Wetzel is excited to see what she can do off the springboards, but her passion ‎remains on the tower, where she always perform her best. The season's biggest reward ‎from all the hard work in rehab will come when she's able to execute her favorite dive - ‎an inward 3 and ½ off the 10-meter platform. ‎

Wetzel attributes her positive attitude toward the apprehension of tower diving to ‎coach Soldati, saying, "He makes the sport so fun you forget about the fear." ‎

‎When it comes time to get in the right mindset for a big dive, Wetzel counts to ‎three before launching herself off the platform. ‎

‎"It's taken me two years to figure out a routine before a meet and I've realized ‎that I need to just step back and stay calm or else I'll get too hyped up and become shaky ‎on the board," said Wetzel, who also utilizes music as part of her pre-dive customs. ‎

Wetzel's current favorite track is Kanye West's, `Never Let Me Down'. ‎

‎"There's a line in the song that goes, `determination, dedication, motivation,' and ‎that always inspires me to focus on my performance and remember the hard work and ‎practice that was put in for it." ‎

Wetzel's hard work through practices, weight training and rehab should put her in ‎a position to pick up where she left off this past spring.
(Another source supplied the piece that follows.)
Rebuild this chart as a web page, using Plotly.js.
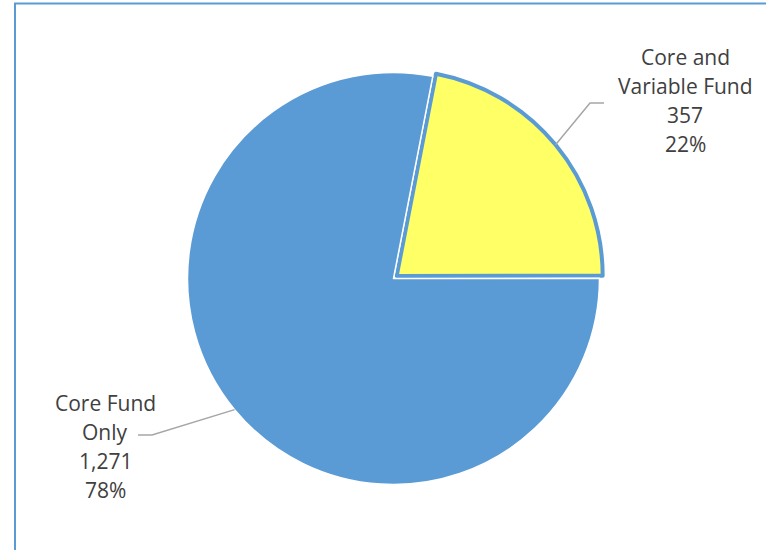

However, the toughest part for ‎her will be staying patient through the recovery process. ‎

Two years removed from her first memories as a freshman, Wetzel has reassumed ‎an underdog role as she watches the Boilermakers take flight from the tower while she ‎waits her turn. ‎

But with the enthusiasm and positive energy of her teammates always pushing her ‎forward, Wetzel will soon return to the water at full strength and start creating a new ‎series of memories to reflect upon with other divers of the Purdue renaissance.